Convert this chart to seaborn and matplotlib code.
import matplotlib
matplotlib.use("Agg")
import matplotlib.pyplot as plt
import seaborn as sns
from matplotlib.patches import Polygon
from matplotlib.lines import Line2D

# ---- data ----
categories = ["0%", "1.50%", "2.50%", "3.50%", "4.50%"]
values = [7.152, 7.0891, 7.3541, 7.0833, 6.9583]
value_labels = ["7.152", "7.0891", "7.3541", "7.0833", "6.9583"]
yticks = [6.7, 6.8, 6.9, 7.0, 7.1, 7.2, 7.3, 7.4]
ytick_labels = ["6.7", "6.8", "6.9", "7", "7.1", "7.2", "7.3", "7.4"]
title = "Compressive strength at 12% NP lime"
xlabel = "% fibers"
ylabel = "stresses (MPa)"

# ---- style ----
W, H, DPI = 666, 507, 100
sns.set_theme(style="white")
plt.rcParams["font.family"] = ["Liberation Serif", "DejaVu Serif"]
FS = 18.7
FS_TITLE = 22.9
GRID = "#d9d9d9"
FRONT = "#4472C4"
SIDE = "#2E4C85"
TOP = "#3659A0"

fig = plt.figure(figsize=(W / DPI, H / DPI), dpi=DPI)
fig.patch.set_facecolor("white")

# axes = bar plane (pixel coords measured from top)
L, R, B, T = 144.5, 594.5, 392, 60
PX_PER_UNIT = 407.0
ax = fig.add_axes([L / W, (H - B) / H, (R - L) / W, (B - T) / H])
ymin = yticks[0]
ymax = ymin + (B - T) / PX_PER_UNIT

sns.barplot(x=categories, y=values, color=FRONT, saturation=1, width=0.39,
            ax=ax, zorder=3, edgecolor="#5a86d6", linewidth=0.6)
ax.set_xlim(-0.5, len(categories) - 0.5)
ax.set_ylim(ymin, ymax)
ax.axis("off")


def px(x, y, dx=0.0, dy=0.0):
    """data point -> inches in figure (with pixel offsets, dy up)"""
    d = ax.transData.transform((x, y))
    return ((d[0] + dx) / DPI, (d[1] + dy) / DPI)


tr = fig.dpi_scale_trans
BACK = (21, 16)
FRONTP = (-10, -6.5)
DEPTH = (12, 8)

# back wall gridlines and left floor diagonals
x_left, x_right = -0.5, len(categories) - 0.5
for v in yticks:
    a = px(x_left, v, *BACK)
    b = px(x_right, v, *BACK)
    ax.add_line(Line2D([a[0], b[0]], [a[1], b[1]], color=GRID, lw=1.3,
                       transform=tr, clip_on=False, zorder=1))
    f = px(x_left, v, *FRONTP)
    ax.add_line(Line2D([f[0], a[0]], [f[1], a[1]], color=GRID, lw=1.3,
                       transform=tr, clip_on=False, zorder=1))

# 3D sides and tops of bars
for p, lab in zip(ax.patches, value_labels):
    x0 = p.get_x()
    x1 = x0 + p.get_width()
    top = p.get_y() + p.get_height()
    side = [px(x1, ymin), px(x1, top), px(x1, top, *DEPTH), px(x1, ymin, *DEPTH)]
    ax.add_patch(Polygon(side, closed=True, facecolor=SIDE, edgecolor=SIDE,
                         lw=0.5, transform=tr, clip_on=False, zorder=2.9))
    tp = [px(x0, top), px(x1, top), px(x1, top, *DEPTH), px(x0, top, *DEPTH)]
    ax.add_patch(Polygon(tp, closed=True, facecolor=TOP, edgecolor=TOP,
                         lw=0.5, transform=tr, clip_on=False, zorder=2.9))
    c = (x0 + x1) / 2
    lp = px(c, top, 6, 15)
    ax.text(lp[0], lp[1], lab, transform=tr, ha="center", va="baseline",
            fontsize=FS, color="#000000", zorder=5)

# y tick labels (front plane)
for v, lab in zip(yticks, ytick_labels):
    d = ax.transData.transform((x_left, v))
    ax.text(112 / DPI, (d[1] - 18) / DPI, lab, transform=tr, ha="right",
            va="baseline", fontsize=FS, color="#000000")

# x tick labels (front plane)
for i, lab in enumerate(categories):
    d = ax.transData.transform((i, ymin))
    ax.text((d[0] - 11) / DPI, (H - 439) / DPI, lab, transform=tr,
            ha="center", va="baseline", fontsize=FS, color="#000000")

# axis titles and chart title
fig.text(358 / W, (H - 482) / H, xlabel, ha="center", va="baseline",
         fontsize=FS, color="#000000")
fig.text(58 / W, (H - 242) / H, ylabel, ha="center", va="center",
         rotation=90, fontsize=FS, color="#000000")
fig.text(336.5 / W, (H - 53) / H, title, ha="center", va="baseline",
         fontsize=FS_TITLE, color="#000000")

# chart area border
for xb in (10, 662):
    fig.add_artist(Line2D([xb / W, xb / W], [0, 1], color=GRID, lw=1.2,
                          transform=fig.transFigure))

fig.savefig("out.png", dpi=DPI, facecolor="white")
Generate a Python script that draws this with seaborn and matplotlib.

==========

Out of the material above, select every line that holds the string "seaborn".

Convert this chart to seaborn and matplotlib code.
import seaborn as sns
Generate a Python script that draws this with seaborn and matplotlib.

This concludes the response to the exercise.